By far and away the most impressive session at Unit4's analyst and media day this week was the demonstration of Wanda, a text-to-speech-to-text intelligent assistant.
First demonstrated as an advanced proof of concept in January, Unit4 has made significant development progress claiming to be on track to deliver in June, 2017 as part of the company's Spring 17 release. So - what about his little lady then?
Wanda was initially pitched as a way of getting project alerts and status information and then amending the data held in the back end Unit4 project system as project circumstances dictate.
That's interesting and I can see plenty of use cases where responding to intelligent Skype, Slack or Facebook Messenger messages on a mobile device just makes sense. Similarly, I can see how that same functionality can take advantage of the Amazon Echo interface. In fact, the Wanda demo we saw used an Amazon Dot.
Right out of the gate, Unit4 will offer customers alternative ways to interact with Wanda. This is a super smart move because as I pointed out, There will be plenty of occasions where end users will not wish to use one or more of the systems mentioned above.
Wanda is still very much in the development phase but already the company has identified and has developed:
- HR Assistant– Simple completion of HR-related employee self-service tasks like making absence requests and enquiring about holiday balances and pay slips.
- Purchasing Assistant– For finding products & suppliers, generating requisitions and managing approvals.
- Time Assistant– Automatically generates timesheets based on multiple data streams and GPS and beacon location data to track time.
- Travel Assistant– Generates travel requests and manages approvals based on travel patterns and preferences.
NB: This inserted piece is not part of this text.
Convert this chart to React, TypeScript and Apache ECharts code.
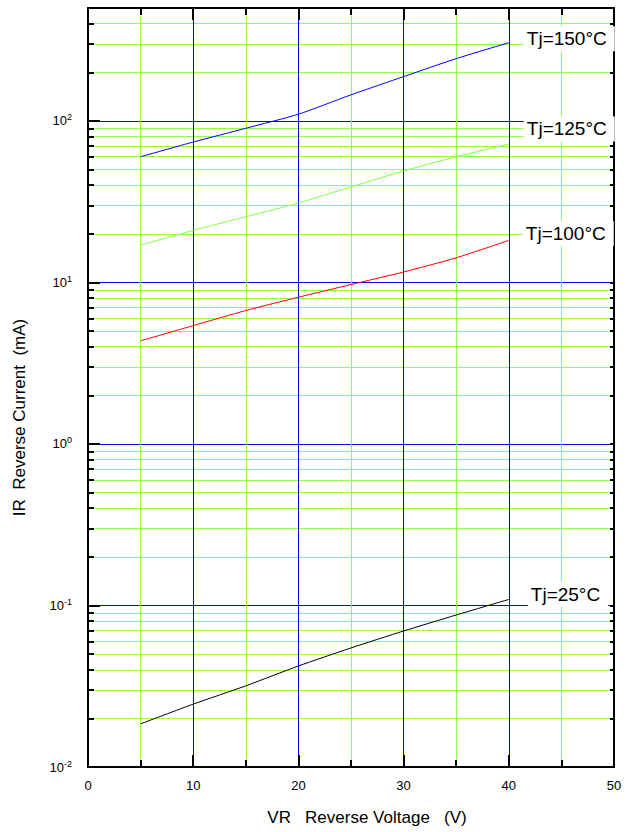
import React, { useEffect, useRef } from "react";
import * as echarts from "echarts";

const voltages = [5, 10, 15, 20, 25, 30, 35, 40];
const ir150 = [60, 74, 90, 110, 145, 188, 243, 305];
const ir125 = [17, 21, 25.5, 31, 39, 49, 60, 72];
const ir100 = [4.35, 5.4, 6.7, 8.1, 9.7, 11.6, 14.2, 18.2];
const ir25 = [0.0185, 0.0245, 0.0318, 0.0422, 0.0546, 0.0695, 0.0873, 0.109];

const seriesNames = ["Tj=150°C", "Tj=125°C", "Tj=100°C", "Tj=25°C"];
const seriesColors = ["#0000ff", "#80ff40", "#ff0000", "#000000"];

const minorValues = [
  0.02, 0.03, 0.04, 0.05, 0.06, 0.07, 0.08, 0.09,
  0.2, 0.3, 0.4, 0.5, 0.6, 0.7, 0.8, 0.9,
  2, 3, 4, 5, 6, 7, 8, 9,
  20, 30, 40, 50, 60, 70, 80, 90,
  200, 300, 400,
];
const decadeValues = [0.01, 0.1, 1, 10, 100];

const FONT = '"Liberation Sans", Arial, sans-serif';
const GREEN = "#8cff4a";
const BLUE = "#0000ff";

export default function App() {
  const ref = useRef<HTMLDivElement>(null);
  useEffect(() => {
    if (!ref.current) return;
    const chart = echarts.init(ref.current, undefined, { renderer: "svg" });
    const pair = (ys: number[]) => voltages.map((v, i) => [v, ys[i]]);
    const all = [ir150, ir125, ir100, ir25];
    const offsets = [[7, -4], [7, -15], [6, -7], [11, -5]];
    const yFmt = (v: number) => {
      const e = Math.round(Math.log10(v));
      if (Math.abs(Math.log10(v) - e) > 1e-6) return "";
      return `{b|10}{s|${e}}`;
    };
    const logBase = { type: "log", logBase: 10, min: 0.01, max: 500 };
    chart.setOption({
      animation: false,
      backgroundColor: "#fff",
      textStyle: { fontFamily: FONT },
      grid: {
        left: 88, top: 8, width: 526, height: 759,
        show: true, borderColor: "#000", borderWidth: 2,
        backgroundColor: "transparent",
      },
      xAxis: [
        {
          type: "value", min: 0, max: 50, interval: 10, position: "bottom",
          name: "VR   Reverse Voltage   (V)", nameLocation: "middle", nameGap: 42,
          nameTextStyle: { fontSize: 17, color: "#000", fontFamily: FONT, padding: [0, 0, 0, 32] },
          axisLine: { show: true, lineStyle: { color: "#000", width: 2 } },
          axisTick: { show: true, inside: true, length: 12, lineStyle: { color: "#000", width: 2 } },
          minorTick: { show: true, splitNumber: 2, length: 7, lineStyle: { color: "#000", width: 2 } },
          axisLabel: { fontSize: 13, color: "#000", margin: 12, fontFamily: FONT },
          splitLine: { show: true, lineStyle: { color: BLUE, width: 1 } },
          minorSplitLine: { show: true, lineStyle: { color: GREEN, width: 1 } },
        },
        {
          type: "value", min: 0, max: 50, interval: 10, position: "top",
          axisLine: { show: true, lineStyle: { color: "#000", width: 2 } },
          axisTick: { show: true, inside: true, length: 12, lineStyle: { color: "#000", width: 2 } },
          minorTick: { show: true, splitNumber: 2, length: 7, lineStyle: { color: "#000", width: 2 } },
          axisLabel: { show: false },
          splitLine: { show: false },
        },
      ],
      yAxis: [
        {
          ...logBase, position: "left",
          axisTick: { show: true, inside: true, length: 6, customValues: minorValues, lineStyle: { color: "#000", width: 2 } },
          axisLine: { show: false },
          axisLabel: { show: false },
          splitLine: { show: true, lineStyle: { color: GREEN, width: 1 } },
        },
        {
          ...logBase, position: "left",
          name: "IR  Reverse Current  (mA)", nameLocation: "middle", nameGap: 60,
          nameTextStyle: { fontSize: 17, color: "#000", fontFamily: FONT, padding: [0, 60, 0, 0] },
          axisLine: { show: true, lineStyle: { color: "#000", width: 2 } },
          axisTick: { show: true, inside: true, length: 12, lineStyle: { color: "#000", width: 2 } },
          axisLabel: {
            show: true, margin: 16, showMaxLabel: false, formatter: yFmt,
            rich: {
              b: { fontSize: 13, color: "#000", fontFamily: FONT, lineHeight: 16 },
              s: { fontSize: 9, color: "#000", fontFamily: FONT, lineHeight: 9, verticalAlign: "top" },
            },
          },
          splitLine: { show: true, lineStyle: { color: BLUE, width: 1 } },
        },
        {
          ...logBase, position: "right",
          axisTick: { show: true, inside: true, length: 4, customValues: minorValues.concat(decadeValues), lineStyle: { color: "#000", width: 2 } },
          axisLine: { show: true, lineStyle: { color: "#000", width: 2 } },
          axisLabel: { show: false },
          splitLine: { show: false },
        },
      ],
      series: all.map((ys, i) => ({
        type: "line",
        name: seriesNames[i],
        xAxisIndex: 0,
        yAxisIndex: 1,
        data: pair(ys),
        showSymbol: false,
        smooth: 0.2,
        lineStyle: { color: seriesColors[i], width: 1 },
        itemStyle: { color: seriesColors[i] },
        z: 5,
        endLabel: {
          show: true,
          formatter: "{a}",
          fontSize: 19,
          color: "#000",
          fontFamily: FONT,
          backgroundColor: "#fff",
          padding: [3, 8, 3, 3],
          offset: offsets[i],
        },
      })),
    });
    return () => chart.dispose();
  }, []);
  return (
    <div
      ref={ref}
      style={{ position: "absolute", left: 0, top: 0, width: 634, height: 832 }}
    />
  );
}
Auto-population of expense claims using receipt recognition technology.
- Approval Assistant– Notifies and reminds managers to approve tasks and flags important tasks where deadlines are imminent.
The demo that caught my eye was the road warrior's favorite pastime - expense filing (not). Slick, intuitive and including elements of machine learning for cost classification and amounts confirmation, the demo shines as a polished example of the possible. Mindful that expense handling often lives inside workflows, the offering is really an abstraction of functionality out to a set of new interfaces that happen to be devices du jour. That may seem trivial but as someone who has commissioned Amazon Echo development, I can tell you it is not so straightforward.
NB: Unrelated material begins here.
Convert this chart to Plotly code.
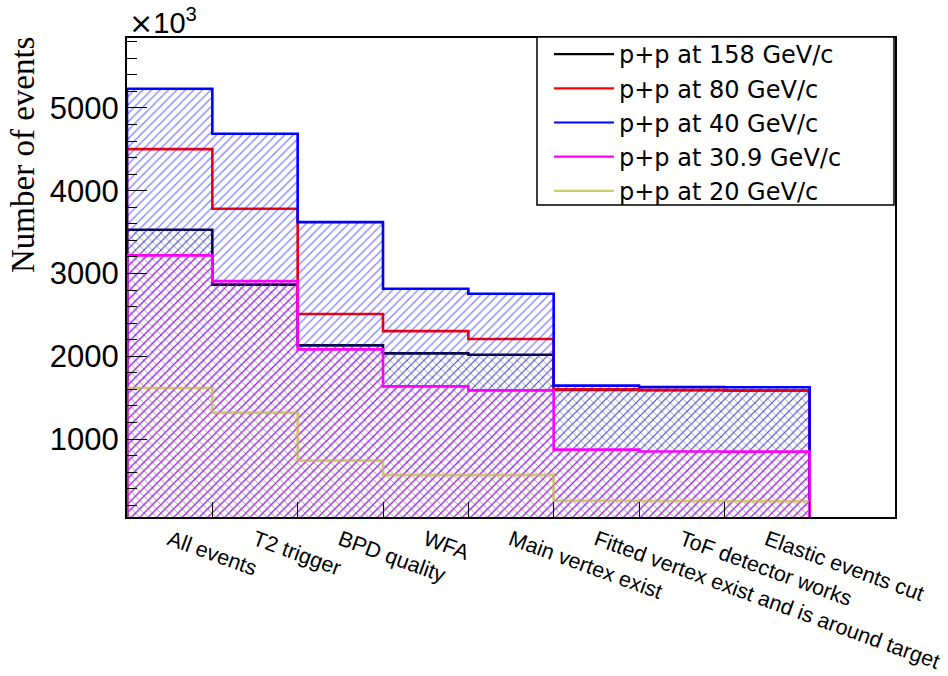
import plotly.graph_objects as go

# Event selection cut flow (events in thousands), one value per cut bin.
cuts = [
    "All events",
    "T2 trigger",
    "BPD quality",
    "WFA",
    "Main vertex exist",
    "Fitted vertex exist and is around target",
    "ToF detector works",
    "Elastic events cut",
    "",
]
events_158 = [3529, 2865, 2132, 2035, 2019, 1592, 1590, 1586, 0]
events_80 = [4502, 3783, 2510, 2304, 2208, 1600, 1596, 1590, 0]
events_40 = [5232, 4688, 3621, 2816, 2756, 1645, 1628, 1626, 0]
events_30_9 = [3219, 2908, 2083, 1636, 1588, 872, 850, 848, 0]
events_20 = [1616, 1319, 739, 565, 565, 255, 252, 248, 0]

y_ticks = [1000, 2000, 3000, 4000, 5000]

n_bins = len(cuts)
edges = list(range(n_bins + 1))
centers = [i + 0.5 for i in range(n_bins)]

W, H = 948, 676
L, R, T, B = 127, 53, 38, 159
PW, PH = W - L - R, H - T - B


def px_x(px):
    return (px - L) / PW


def px_y(py):
    return (H - B - py) / PH


def step_xy(values):
    xs = [0] + edges[:-1] + [edges[-1]]
    ys = [0] + list(values) + [values[-1]]
    return xs, ys


series = [
    # name, values, line colour, hatch shape, hatch colour, legend rank
    ("p+p at 158 GeV/c", events_158, "#0c0c40", "x", "#000000", 1),
    ("p+p at 80 GeV/c", events_80, "#ff0000", None, None, 2),
    ("p+p at 40 GeV/c", events_40, "#0000ff", "/", "#0000ff", 3),
    ("p+p at 20 GeV/c", events_20, "#cccc66", "x", "#aaa680", 5),
    ("p+p at 30.9 GeV/c", events_30_9, "#ff00ff", "/", "#ff00ff", 4),
]
legend_colors = {
    "p+p at 158 GeV/c": "#000000",
    "p+p at 80 GeV/c": "#ff0000",
    "p+p at 40 GeV/c": "#0000ff",
    "p+p at 30.9 GeV/c": "#ff00ff",
    "p+p at 20 GeV/c": "#cccc66",
}

fig = go.Figure()
for name, vals, lc, shape, hc, rank in series:
    xs, ys = step_xy(vals)
    kw = {}
    if shape:
        kw = dict(
            fill="tozeroy",
            fillcolor="rgba(0,0,0,0)",
            fillpattern=dict(shape=shape, fgcolor=hc, bgcolor="rgba(0,0,0,0)",
                             size=6, solidity=0.21, fillmode="overlay"),
        )
    fig.add_trace(go.Scatter(
        x=xs, y=ys, mode="lines", name=name, showlegend=False,
        line=dict(color=lc, width=2.6, shape="hv"),
        hoverinfo="skip", **kw,
    ))

# line-only legend entries
for name, vals, lc, shape, hc, rank in series:
    fig.add_trace(go.Scatter(
        x=[None], y=[None], mode="lines", name=name, legendrank=rank,
        line=dict(color=legend_colors[name], width=2.2),
    ))

# legend frame
fig.add_shape(type="rect", xref="paper", yref="paper", layer="above",
              x0=px_x(537), x1=px_x(894), y0=px_y(205), y1=px_y(37),
              fillcolor="white", line=dict(color="black", width=1.5))

fig.add_annotation(text="Number of events", xref="paper", yref="paper",
                   x=px_x(23), y=px_y(155), xanchor="center", yanchor="middle",
                   textangle=-90, showarrow=False,
                   font=dict(family="Liberation Serif", size=33, color="black"))
fig.add_annotation(text="<span style='font-family:DejaVu Sans'>×</span>10<sup>3</sup>",
                   xref="paper", yref="paper",
                   x=px_x(127), y=px_y(42), xanchor="left", yanchor="bottom",
                   showarrow=False,
                   font=dict(family="Liberation Sans", size=29, color="black"))

fig.update_layout(
    width=W, height=H,
    margin=dict(l=L, r=R, t=T, b=B, pad=0, autoexpand=False),
    paper_bgcolor="white", plot_bgcolor="white",
    showlegend=True,
    legend=dict(x=px_x(549), y=px_y(32), xanchor="left", yanchor="top",
                bgcolor="rgba(0,0,0,0)", borderwidth=0, itemwidth=60,
                font=dict(family="DejaVu Sans", size=24, color="black"),
                tracegroupgap=0),
    font=dict(family="Liberation Sans", color="black"),
)
fig.update_xaxes(
    range=[0, n_bins], showgrid=False, zeroline=False, automargin=False,
    showline=True, linecolor="black", linewidth=2, mirror=True,
    tickmode="array", tickvals=centers, ticktext=cuts,
    ticks="inside", ticklen=0, tickwidth=0.01, tickcolor="rgba(0,0,0,0)",
    ticklabeloverflow="allow",
    tickangle=20, tickfont=dict(family="Liberation Sans", size=21.5, color="black"),
    minor=dict(tickmode="array", tickvals=edges[1:-1], ticks="inside",
               ticklen=15, tickcolor="black", tickwidth=1.2, showgrid=False),
)
fig.update_yaxes(
    range=[58, 5845], showgrid=False, zeroline=False, automargin=False,
    showline=True, linecolor="black", linewidth=2, mirror=True,
    tickmode="array", tickvals=y_ticks, ticks="inside", ticklen=20,
    tickwidth=1.2, tickcolor="black",
    tickfont=dict(family="Liberation Sans", size=31, color="black"),
    minor=dict(dtick=200, tick0=0, ticks="inside", ticklen=10,
               tickcolor="black", tickwidth=1.2, showgrid=False),
)

fig.write_html("out.html")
Watching Wanda in action was super impressive. Offering device choice makes end-user take up a no brainer because, as the company said, people will use it on devices with which they are most familiar and comfortable, whether that's Skype on a tablet or smartphone, Slack on desktop or smartphone or or Facebook Messenger on smartphone. When thought of in those terms, Wanda is truly headless. Which in itself is something of an irony.
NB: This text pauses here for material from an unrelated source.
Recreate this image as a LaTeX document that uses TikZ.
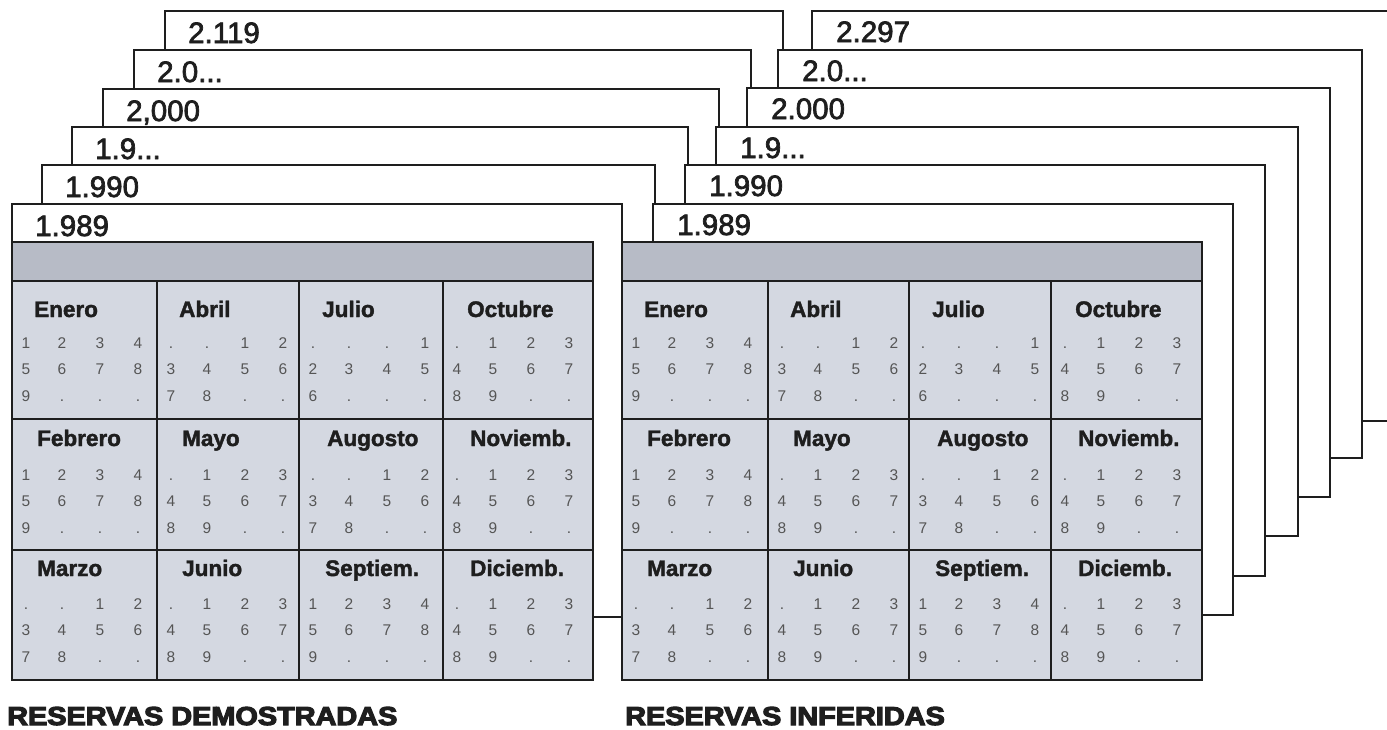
\documentclass[tikz,border=0pt]{standalone}
\usepackage{fontspec}
\setmainfont{Liberation Sans}
\newcommand\threedots{.{}.{}.}
\newcommand\heavytext[2]{\special{pdf:literal direct #1 w 2 Tr}#2\special{pdf:literal direct 0 Tr}}
\definecolor{hdr}{HTML}{B7BBC6}
\definecolor{cellc}{HTML}{D4D8E1}
\definecolor{numc}{HTML}{555555}
\definecolor{ink}{HTML}{1E1E1E}
\begin{document}
\begin{tikzpicture}[x=1pt,y=-1pt,
  card/.style={draw=ink, line width=2pt, fill=white},
  gridln/.style={draw=ink, line width=2.6pt},
  yearlbl/.style={anchor=base west, inner sep=0pt, text=ink, font=\fontsize{29.5}{29.5}\selectfont},
  monthlbl/.style={anchor=base west, inner sep=0pt, text=ink, font=\bfseries\fontsize{22.5}{22.5}\selectfont},
  numlbl/.style={anchor=base, inner sep=0pt, text=numc, font=\fontsize{15.5}{15.5}\selectfont},
  titlelbl/.style={anchor=base west, inner sep=0pt, text=ink}]
\useasboundingbox (0,0) rectangle (1387,729);
\clip (0,0) rectangle (1387,729);
% stacked year cards, back to front
\foreach \k/\la/\ta/\ra/\ba/\txa/\lb/\tb/\rb/\bb/\txb in {
  5/165/11/783/422/2.119/812/11/1400/421/2.297,
  4/134/50/751/461/2.0\threedots/778/50/1362/458/2.0\threedots,
  3/103/89/719/500/2{,}000/747/88/1330/497/2.000,
  2/72/127/688/539/1.9\threedots/716/127/1298/536/1.9\threedots,
  1/42/165/655/578/1.990/685/165/1265/576/1.990,
  0/12/204/622/617/1.989/653/204/1233/615/1.989} {
  \draw[card] (\la,\ta) rectangle (\ra,\ba);
  \node[yearlbl] (yl\k) at (\la+23,\ta+32) {\heavytext{0.7}{\txa}};
  \draw[card] (\lb,\tb) rectangle (\rb,\bb);
  \node[yearlbl] (yr\k) at (\lb+24,\tb+31) {\heavytext{0.7}{\txb}};
}
% calendars
\foreach \cal/\xa/\xb/\xc/\xd/\xe in {L/12/157/299/443/593, R/622/768/909/1051/1202} {
  \fill[cellc] (\xa,242) rectangle (\xe,680);
  \fill[hdr] (\xa,242) rectangle (\xe,281);
  \draw[gridln] (\xa,242) rectangle (\xe,680);
  \draw[gridln] (\xa,281) -- (\xe,281);
  \draw[gridln] (\xa,419) -- (\xe,419);
  \draw[gridln] (\xa,550) -- (\xe,550);
  \foreach \xx in {\xb,\xc,\xd} \draw[gridln] (\xx,281) -- (\xx,680);
  \foreach \mi/\col/\row/\mname/\moff/\st/\nd in {
    1/0/0/Enero/22/0/9, 2/1/0/Abril/22/2/8, 3/2/0/Julio/23/3/6, 4/3/0/Octubre/24/1/9,
    5/0/1/Febrero/25/0/9, 6/1/1/Mayo/25/1/9, 7/2/1/Augosto/28/2/8, 8/3/1/Noviemb./27/1/9,
    9/0/2/Marzo/25/2/8, 10/1/2/Junio/25/1/9, 11/2/2/Septiem./26/0/9, 12/3/2/Diciemb./27/1/9} {
    \pgfmathsetmacro\cx{{\xa,\xb,\xc,\xd}[\col]}
    \pgfmathsetmacro\mb{{317,446,576}[\row]}
    \pgfmathsetmacro\nb{{348,480,609}[\row]}
    \node[monthlbl] (\cal-m\mi) at (\cx+\moff,\mb) {\heavytext{0.4}{\mname}};
    \foreach \pp in {0,...,11} {
      \pgfmathtruncatemacro\dd{\pp-\st+1}
      \pgfmathtruncatemacro\pc{mod(\pp,4)}
      \pgfmathtruncatemacro\pr{div(\pp,4)}
      \pgfmathsetmacro\nx{\cx+{14,50,88,126}[\pc]}
      \pgfmathsetmacro\ny{\nb+26.5*\pr}
      \ifnum\dd<1 \def\numtxt{.}\else\ifnum\dd>\nd \def\numtxt{.}\else\edef\numtxt{\dd}\fi\fi
      \node[numlbl] (\cal-\mi-\pp) at (\nx,\ny) {\numtxt};
    }
  }
}
% titles
\node[titlelbl] (tdem) at (7,725) {\scalebox{1.11}[1]{\bfseries\fontsize{26}{26}\selectfont\heavytext{1.1}{RESERVAS DEMOSTRADAS}}};
\node[titlelbl] (tinf) at (625,725) {\scalebox{1.11}[1]{\bfseries\fontsize{26}{26}\selectfont\heavytext{1.1}{RESERVAS INFERIDAS}}};
\end{tikzpicture}
\end{document}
My one nit was over the question of security as it relates to Wanda on Amazon Echo. Readers may recall that not long ago, an errant Alexa decided to order a ton of dollhouses. In our house, that matters because Alexa seems happy to respond to the most broad Yorkshire accent along with my mid-Atlantic twang. Unit4 says it will take care of security issues, largely through the rules engine working in the back end.
My immediate reaction was to say that Unit4 could readily position this as a straight replacement for Expensify or Concur, saving the customer money on implementation and avoiding expensive integrations. Thinking further, this approach to automation for this class of expenditure carries the opportunity to render existing, modern alternatives redundant. It surely is a fast moving world. And of course once Wanda gets her foot through the door, who knows where this goes and how many additional users, Unit4's software might reach.
Unit4 is onto something here. Wanda ticks all the industry analyst buzzwords - machine learning, natural language processing, geo-location, digital assistant, runs in a cloud etc. For the user who could care less about such niceties, Wanda helps solve one of the most feared part of any professional services person's life - expense handling. And from what we saw, it does so elegantly.
My one slight concern is that Wanda is tightly coupled to Unit4's rules engine and as such cannot realistically be shown as a stand alone product. That's a pity because for my money, it stands up well as a method of solving a range of difficult problems that can be integrated later into other transactional processes.
Now - if Unit4 can get out from underneath its understated marketing, and push this directly into the hands of end users then it's onto a winner.